El Padre Mancinelli comprendió que esa alma sufría en el Purgatorio y que le pedía que la aliviara de sus penas en recompensa por la Caridad que le había demostrado. Entonces, retomando su manto, le prometió que rezaría por ella, con el mayor celo posible, especialmente en el Altar del Señor.
Este hecho fue tan conocido y causó una impresión tan piadosa que, tras la muerte del Padre, él fue pintado en un cuadro que aún se conserva en el colegio de Macerata, su tierra natal. Muestra al Padre Julio Mancinelli en el Altar, vestido con los ornamentos sacerdotales; está ligeramente elevado sobre el pie del Altar, para significar el éxtasis con el que Dios le había favorecido.
De su boca salen chispas, imagen de sus oraciones ardientes y de su fervor durante el Santo Sacrificio. Debajo del Altar, vemos el Purgatorio y las almas que reciben allí las bendiciones de los sufragios.
Arriba, dos ángeles toman unos vasos preciosos y derraman una lluvia de oro, lo cual señala las bendiciones, gracias y liberaciones concedidas a estas pobres almas en virtud de los sacrificios del piadoso celebrante.

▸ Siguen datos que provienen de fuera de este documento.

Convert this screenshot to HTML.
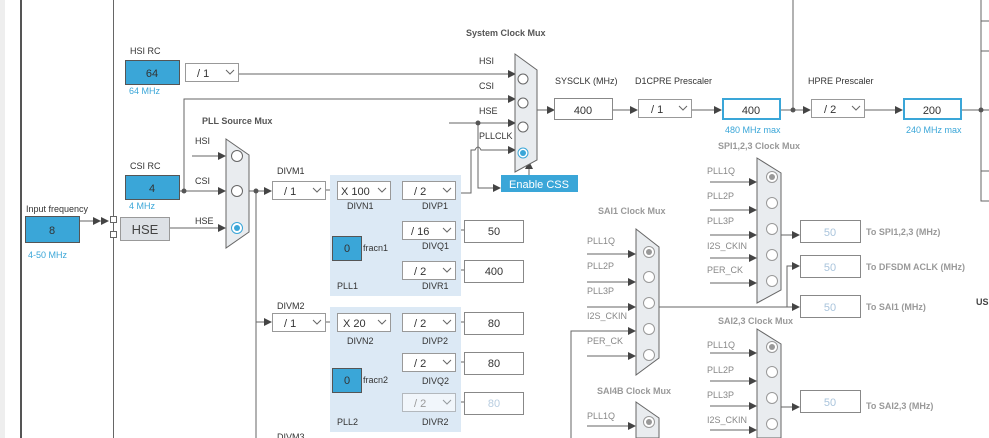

También está el manto, del que se ha hecho mención, y una inscripción en verso, cuyo significado es este:<<Oh abrigo milagroso, dado para proteger contra los rigores del frío, y que luego ha servido para calmar los ardores del fuego. Es así como la Caridad calienta o refresca, según la naturaleza de los males que debe aliviar>>.